>> begin

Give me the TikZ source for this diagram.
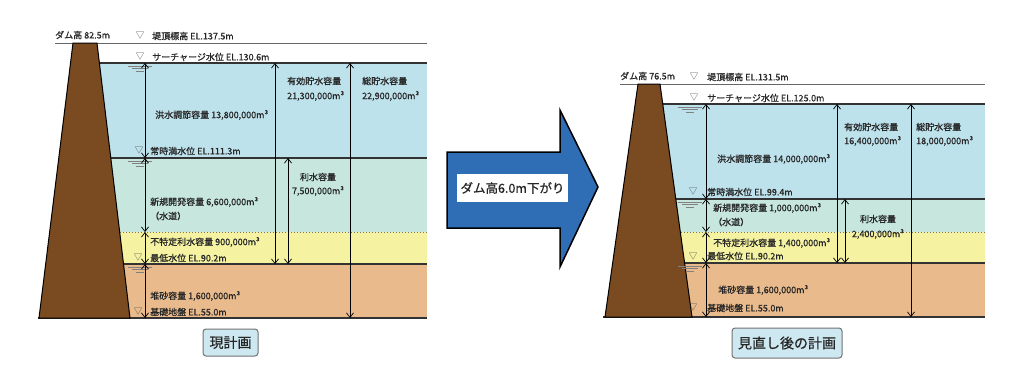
\documentclass[tikz,border=0pt]{standalone}
\usepackage{fontspec}
\newfontfamily\cjk[FakeBold=0.6]{Noto Sans CJK JP}
\newfontfamily\cjkplain{Noto Sans CJK JP}
\usetikzlibrary{arrows.meta}
\tikzset{
  lbl/.style={font=\cjk\fontsize{9}{10}\selectfont, text=black!85, inner sep=0pt, anchor=west},
  clbl/.style={lbl, anchor=center},
  tri/.style={font=\cjkplain\fontsize{8.5}{9}\selectfont, text=black!75, inner sep=0pt},
  dim/.style={{Straight Barb[length=4.5pt,width=7pt]}-{Straight Barb[length=4.5pt,width=7pt]}, line width=0.7pt, black},
  lvl/.style={line width=1.5pt, draw=black!80},
  toplvl/.style={line width=0.9pt, draw=black!60},
  dotlvl/.style={line width=1pt, draw=black!55, dotted},
  wsl/.style={line width=0.6pt, draw=black!50},
  dam/.style={fill=damc, draw=black, line width=1pt},
  capbox/.style={draw=black!55, fill=capc, rounded corners=3pt, line width=1pt, font=\cjk\fontsize{14}{15}\selectfont, text=black!85, inner sep=0pt},
  bigarrow/.style={fill=arrc, draw=black, line width=1.5pt},
}
\definecolor{bluec}{HTML}{BEE2EC}
\definecolor{greenc}{HTML}{C6E6DE}
\definecolor{yelc}{HTML}{F5F3A2}
\definecolor{tanc}{HTML}{E9BA8C}
\definecolor{damc}{HTML}{7A4A20}
\definecolor{capc}{HTML}{CDE8F0}
\definecolor{arrc}{HTML}{2F6DB5}
\newcommand\vdimline[4]{\coordinate (#4t) at (#1,#2); \coordinate (#4b) at (#1,#3); \draw[dim] (#4t) -- (#4b);}
\newcommand\wsym[2]{\draw[wsl] ({#1-12},{#2+3}) -- ({#1+12},{#2+3}) ({#1-8},{#2+5.5}) -- ({#1+8},{#2+5.5}) ({#1-4},{#2+8}) -- ({#1+4},{#2+8});}
\begin{document}
\begin{tikzpicture}[x=1pt,y=-1pt]
\fill[white] (0,0) rectangle (1009,372);
\useasboundingbox (0,0) rectangle (1009,372);
% ---------------- left diagram ----------------
\fill[bluec] (95,63) rectangle (427,158);
\fill[greenc] (95,158) rectangle (427,232);
\fill[yelc] (95,232) rectangle (427,264);
\fill[tanc] (95,264) rectangle (427,318);
\draw[toplvl] (55,43) -- (427,43);
\draw[lvl] (99,63) -- (427,63);
\draw[lvl] (111,158) -- (427,158);
\draw[dotlvl] (120,232) -- (427,232);
\draw[lvl] (123,264) -- (427,264);
\draw[lvl] (38,318) -- (427,318);
\draw[dam] (73,43) -- (97,43) -- (130,318) -- (39,318) -- cycle;
\wsym{140}{63}\wsym{140}{158}\wsym{140}{264}
\vdimline{145}{63}{158}{la}
\vdimline{145}{158}{232}{lb}
\vdimline{145}{232}{264}{lc}
\vdimline{145}{264}{318}{ld}
\vdimline{275}{63}{264}{le}
\vdimline{288}{158}{264}{lf}
\vdimline{350}{63}{318}{lg}
\node[lbl] (lh) at (55,35) {ダム高 82.5m};
\node[tri] (lt1) at (140,36) {▽};
\node[lbl] (lt1x) at (152,36) {堤頂標高 EL.137.5m};
\node[tri] (lt2) at (140,57) {▽};
\node[lbl] (lt2x) at (152,57) {サーチャージ水位 EL.130.6m};
\node[lbl] (lfc) at (155,115) {洪水調節容量 13,800,000m³};
\node[lbl] (lef1) at (287,81) {有効貯水容量};
\node[lbl] (lef2) at (287,96) {21,300,000m³};
\node[lbl] (lto1) at (362,81) {総貯水容量};
\node[lbl] (lto2) at (362,96) {22,900,000m³};
\node[tri] (lt3) at (139,151) {▽};
\node[lbl] (lt3x) at (150,151) {常時満水位 EL.111.3m};
\node[lbl] (lnw1) at (150,202) {新規開発容量 6,600,000m³};
\node[lbl] (lnw2) at (150,216) {（水道）};
\node[clbl] (lri1) at (318,177) {利水容量};
\node[clbl] (lri2) at (318,191) {7,500,000m³};
\node[lbl] (lft) at (150,242) {不特定利水容量 900,000m³};
\node[tri] (lt4) at (138,258) {▽};
\node[lbl] (lt4x) at (150,258) {最低水位 EL.90.2m};
\node[lbl] (lsd) at (150,296) {堆砂容量 1,600,000m³};
\node[tri] (lt5) at (138,312) {▽};
\node[lbl] (lt5x) at (150,312) {基礎地盤 EL.55.0m};
\node[capbox, minimum width=55pt, minimum height=27pt] (lcap) at (230.5,342.5) {現計画};
% ---------------- right diagram ----------------
\fill[bluec] (655,104) rectangle (985,199);
\fill[greenc] (655,199) rectangle (985,232);
\fill[yelc] (655,232) rectangle (985,263);
\fill[tanc] (655,263) rectangle (985,317);
\draw[toplvl] (620,84) -- (985,84);
\draw[lvl] (663,104) -- (985,104);
\draw[lvl] (676,199) -- (985,199);
\draw[dotlvl] (681,232) -- (985,232);
\draw[lvl] (685,263) -- (985,263);
\draw[lvl] (603,317) -- (985,317);
\draw[dam] (638,84) -- (660,84) -- (692,317) -- (605,317) -- cycle;
\wsym{690}{104}\wsym{690}{199}\wsym{690}{263}
\vdimline{706}{104}{199}{ra}
\vdimline{706}{199}{232}{rb}
\vdimline{706}{232}{263}{rc}
\vdimline{706}{263}{317}{rd}
\vdimline{837}{104}{263}{re}
\vdimline{845}{199}{263}{rf}
\vdimline{911}{104}{317}{rg}
\node[lbl] (rh) at (620,76) {ダム高 76.5m};
\node[tri] (rt1) at (694,77) {▽};
\node[lbl] (rt1x) at (707,77) {堤頂標高 EL.131.5m};
\node[tri] (rt2) at (694,98) {▽};
\node[lbl] (rt2x) at (707,98) {サーチャージ水位 EL.125.0m};
\node[lbl] (rfc) at (717,159) {洪水調節容量 14,000,000m³};
\node[lbl] (ref1) at (844,127) {有効貯水容量};
\node[lbl] (ref2) at (844,141) {16,400,000m³};
\node[lbl] (rto1) at (916,127) {総貯水容量};
\node[lbl] (rto2) at (916,141) {18,000,000m³};
\node[tri] (rt3) at (693,192) {▽};
\node[lbl] (rt3x) at (707,192) {常時満水位 EL.99.4m};
\node[lbl] (rnw1) at (713,208) {新規開発容量 1,000,000m³};
\node[lbl] (rnw2) at (713,222) {（水道）};
\node[clbl] (rri1) at (878,219) {利水容量};
\node[clbl] (rri2) at (878,234) {2,400,000m³};
\node[lbl] (rft) at (713,243) {不特定利水容量 1,400,000m³};
\node[tri] (rt4) at (693,257) {▽};
\node[lbl] (rt4x) at (707,256) {最低水位 EL.90.2m};
\node[lbl] (rsd) at (718,290) {堆砂容量 1,600,000m³};
\node[tri] (rt5) at (693,308) {▽};
\node[lbl] (rt5x) at (707,308) {基礎地盤 EL.55.0m};
\node[capbox, minimum width=110pt, minimum height=30pt] (rcap) at (787,343) {見直し後の計画};
% ---------------- center arrow ----------------
\draw[bigarrow] (447,152) -- (560,152) -- (560,110) -- (598,187) -- (560,267) -- (560,228) -- (447,228) -- cycle;
\node[fill=white, minimum width=111pt, minimum height=28pt, inner sep=0pt, font=\cjk\fontsize{12.5}{13}\selectfont, text=black!85] (amsg) at (512.5,188) {ダム高6.0m下がり};
\end{tikzpicture}
\end{document}
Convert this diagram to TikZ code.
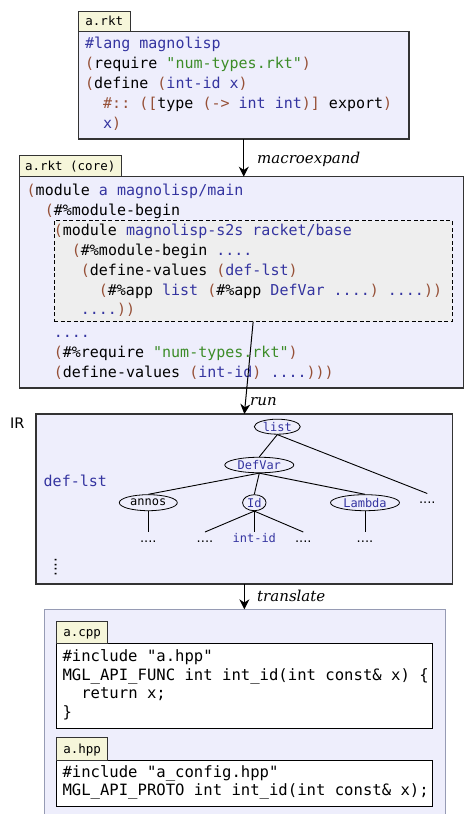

>> end

▸ TASK DESCRIPTION: Repeat the material above word for word, please, apart from its images.

▸ WORKED SOLUTION:
Give me the TikZ source for this diagram.
\documentclass[tikz,border=0pt]{standalone}
\usepackage{fontspec}
\newfontfamily\cjk[FakeBold=0.6]{Noto Sans CJK JP}
\newfontfamily\cjkplain{Noto Sans CJK JP}
\usetikzlibrary{arrows.meta}
\tikzset{
  lbl/.style={font=\cjk\fontsize{9}{10}\selectfont, text=black!85, inner sep=0pt, anchor=west},
  clbl/.style={lbl, anchor=center},
  tri/.style={font=\cjkplain\fontsize{8.5}{9}\selectfont, text=black!75, inner sep=0pt},
  dim/.style={{Straight Barb[length=4.5pt,width=7pt]}-{Straight Barb[length=4.5pt,width=7pt]}, line width=0.7pt, black},
  lvl/.style={line width=1.5pt, draw=black!80},
  toplvl/.style={line width=0.9pt, draw=black!60},
  dotlvl/.style={line width=1pt, draw=black!55, dotted},
  wsl/.style={line width=0.6pt, draw=black!50},
  dam/.style={fill=damc, draw=black, line width=1pt},
  capbox/.style={draw=black!55, fill=capc, rounded corners=3pt, line width=1pt, font=\cjk\fontsize{14}{15}\selectfont, text=black!85, inner sep=0pt},
  bigarrow/.style={fill=arrc, draw=black, line width=1.5pt},
}
\definecolor{bluec}{HTML}{BEE2EC}
\definecolor{greenc}{HTML}{C6E6DE}
\definecolor{yelc}{HTML}{F5F3A2}
\definecolor{tanc}{HTML}{E9BA8C}
\definecolor{damc}{HTML}{7A4A20}
\definecolor{capc}{HTML}{CDE8F0}
\definecolor{arrc}{HTML}{2F6DB5}
\newcommand\vdimline[4]{\coordinate (#4t) at (#1,#2); \coordinate (#4b) at (#1,#3); \draw[dim] (#4t) -- (#4b);}
\newcommand\wsym[2]{\draw[wsl] ({#1-12},{#2+3}) -- ({#1+12},{#2+3}) ({#1-8},{#2+5.5}) -- ({#1+8},{#2+5.5}) ({#1-4},{#2+8}) -- ({#1+4},{#2+8});}
\begin{document}
\begin{tikzpicture}[x=1pt,y=-1pt]
\fill[white] (0,0) rectangle (1009,372);
\useasboundingbox (0,0) rectangle (1009,372);
% ---------------- left diagram ----------------
\fill[bluec] (95,63) rectangle (427,158);
\fill[greenc] (95,158) rectangle (427,232);
\fill[yelc] (95,232) rectangle (427,264);
\fill[tanc] (95,264) rectangle (427,318);
\draw[toplvl] (55,43) -- (427,43);
\draw[lvl] (99,63) -- (427,63);
\draw[lvl] (111,158) -- (427,158);
\draw[dotlvl] (120,232) -- (427,232);
\draw[lvl] (123,264) -- (427,264);
\draw[lvl] (38,318) -- (427,318);
\draw[dam] (73,43) -- (97,43) -- (130,318) -- (39,318) -- cycle;
\wsym{140}{63}\wsym{140}{158}\wsym{140}{264}
\vdimline{145}{63}{158}{la}
\vdimline{145}{158}{232}{lb}
\vdimline{145}{232}{264}{lc}
\vdimline{145}{264}{318}{ld}
\vdimline{275}{63}{264}{le}
\vdimline{288}{158}{264}{lf}
\vdimline{350}{63}{318}{lg}
\node[lbl] (lh) at (55,35) {ダム高 82.5m};
\node[tri] (lt1) at (140,36) {▽};
\node[lbl] (lt1x) at (152,36) {堤頂標高 EL.137.5m};
\node[tri] (lt2) at (140,57) {▽};
\node[lbl] (lt2x) at (152,57) {サーチャージ水位 EL.130.6m};
\node[lbl] (lfc) at (155,115) {洪水調節容量 13,800,000m³};
\node[lbl] (lef1) at (287,81) {有効貯水容量};
\node[lbl] (lef2) at (287,96) {21,300,000m³};
\node[lbl] (lto1) at (362,81) {総貯水容量};
\node[lbl] (lto2) at (362,96) {22,900,000m³};
\node[tri] (lt3) at (139,151) {▽};
\node[lbl] (lt3x) at (150,151) {常時満水位 EL.111.3m};
\node[lbl] (lnw1) at (150,202) {新規開発容量 6,600,000m³};
\node[lbl] (lnw2) at (150,216) {（水道）};
\node[clbl] (lri1) at (318,177) {利水容量};
\node[clbl] (lri2) at (318,191) {7,500,000m³};
\node[lbl] (lft) at (150,242) {不特定利水容量 900,000m³};
\node[tri] (lt4) at (138,258) {▽};
\node[lbl] (lt4x) at (150,258) {最低水位 EL.90.2m};
\node[lbl] (lsd) at (150,296) {堆砂容量 1,600,000m³};
\node[tri] (lt5) at (138,312) {▽};
\node[lbl] (lt5x) at (150,312) {基礎地盤 EL.55.0m};
\node[capbox, minimum width=55pt, minimum height=27pt] (lcap) at (230.5,342.5) {現計画};
% ---------------- right diagram ----------------
\fill[bluec] (655,104) rectangle (985,199);
\fill[greenc] (655,199) rectangle (985,232);
\fill[yelc] (655,232) rectangle (985,263);
\fill[tanc] (655,263) rectangle (985,317);
\draw[toplvl] (620,84) -- (985,84);
\draw[lvl] (663,104) -- (985,104);
\draw[lvl] (676,199) -- (985,199);
\draw[dotlvl] (681,232) -- (985,232);
\draw[lvl] (685,263) -- (985,263);
\draw[lvl] (603,317) -- (985,317);
\draw[dam] (638,84) -- (660,84) -- (692,317) -- (605,317) -- cycle;
\wsym{690}{104}\wsym{690}{199}\wsym{690}{263}
\vdimline{706}{104}{199}{ra}
\vdimline{706}{199}{232}{rb}
\vdimline{706}{232}{263}{rc}
\vdimline{706}{263}{317}{rd}
\vdimline{837}{104}{263}{re}
\vdimline{845}{199}{263}{rf}
\vdimline{911}{104}{317}{rg}
\node[lbl] (rh) at (620,76) {ダム高 76.5m};
\node[tri] (rt1) at (694,77) {▽};
\node[lbl] (rt1x) at (707,77) {堤頂標高 EL.131.5m};
\node[tri] (rt2) at (694,98) {▽};
\node[lbl] (rt2x) at (707,98) {サーチャージ水位 EL.125.0m};
\node[lbl] (rfc) at (717,159) {洪水調節容量 14,000,000m³};
\node[lbl] (ref1) at (844,127) {有効貯水容量};
\node[lbl] (ref2) at (844,141) {16,400,000m³};
\node[lbl] (rto1) at (916,127) {総貯水容量};
\node[lbl] (rto2) at (916,141) {18,000,000m³};
\node[tri] (rt3) at (693,192) {▽};
\node[lbl] (rt3x) at (707,192) {常時満水位 EL.99.4m};
\node[lbl] (rnw1) at (713,208) {新規開発容量 1,000,000m³};
\node[lbl] (rnw2) at (713,222) {（水道）};
\node[clbl] (rri1) at (878,219) {利水容量};
\node[clbl] (rri2) at (878,234) {2,400,000m³};
\node[lbl] (rft) at (713,243) {不特定利水容量 1,400,000m³};
\node[tri] (rt4) at (693,257) {▽};
\node[lbl] (rt4x) at (707,256) {最低水位 EL.90.2m};
\node[lbl] (rsd) at (718,290) {堆砂容量 1,600,000m³};
\node[tri] (rt5) at (693,308) {▽};
\node[lbl] (rt5x) at (707,308) {基礎地盤 EL.55.0m};
\node[capbox, minimum width=110pt, minimum height=30pt] (rcap) at (787,343) {見直し後の計画};
% ---------------- center arrow ----------------
\draw[bigarrow] (447,152) -- (560,152) -- (560,110) -- (598,187) -- (560,267) -- (560,228) -- (447,228) -- cycle;
\node[fill=white, minimum width=111pt, minimum height=28pt, inner sep=0pt, font=\cjk\fontsize{12.5}{13}\selectfont, text=black!85] (amsg) at (512.5,188) {ダム高6.0m下がり};
\end{tikzpicture}
\end{document}
Convert this diagram to TikZ code.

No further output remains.